A research finding on how to prevent AI agents from editing source-of-truth documents in structured knowledge bases.


The Problem

AI agents operating on knowledge bases (Notion, Obsidian, Confluence, or any structured document system) cannot distinguish between pages that define rules and pages that follow them. An agent asked to "update the project status" will edit the project template with the same confidence it edits the project report. Both look like documents. The agent has no basis for treating them differently unless you provide one.

The standard approach is per-page tagging: label every page with its role. This fails at scale. A workspace with 500 pages requires 500 labeling decisions, and every new page is untagged until someone remembers to classify it. Missed tags revert the agent to guessing.

The Reframe

This is not a graph inference problem. It is a convention-reading problem.
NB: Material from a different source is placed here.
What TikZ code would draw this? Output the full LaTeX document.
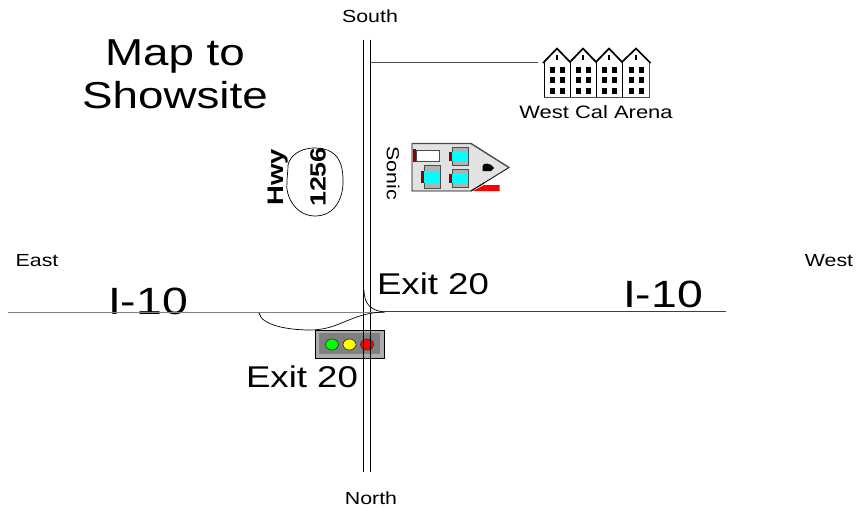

In a designed knowledge base, the governing-vs-derivative distinction is already encoded in the workspace structure. The workspace designer chose which databases hold rules, which hold deliverables, which hold intake. Every page inherits a role from its container. The information is there. The agent just needs to be told to read it.

The key mechanism: container-level designation, not page-level tagging. The human marks 5-10 databases as "governing." Every row in a governing database inherits the GOVERNING role. Everything else defaults to DERIVATIVE or lower. This scales because the human maintains the convention at the database level (rare, structural decisions) rather than the page level (frequent, high-friction).

Classification Priority Chain

  1. CONTAINER: Which database or location holds this page?
  2. STRUCTURE: Is this a database schema, template, or structural page?
  3. CONTENT: Do keywords or patterns indicate a specific role?
  4. DEFAULT: Uncertain between GOVERNING and DERIVATIVE?

This chain is deliberately ordered by cost of error. Container checks are cheap and high-confidence. Content checks are expensive and lower-confidence. The chain exits early when confidence is high.

The GOV_W_UPSTREAM Finding

A binary governing/derivative taxonomy is insufficient. Empirical testing on 60 pages with human-labeled ground truth revealed a category that binary models miss: pages that inherit authority from an upstream source but also exercise authority in their own domain.

Example: a department-specific policy page that inherits from an organization-wide policy but adds its own binding rules. It is derivative of the upstream source. It is governing for everything downstream. A binary model must choose one. Either choice produces a dangerous outcome: classifying it as DERIVATIVE allows the agent to edit binding rules; classifying it as GOVERNING prevents legitimate updates that track upstream changes.

The solution is a third category: GOV_W_UPSTREAM (Governing With Upstream). These pages get the protections of governing pages (agent asks before editing) with the additional constraint that changes must not contradict the declared upstream source.

In testing, a binary taxonomy produced dangerous misclassifications on 10% of pages (6 of 60). Adding GOV_W_UPSTREAM eliminated all 6 dangerous errors.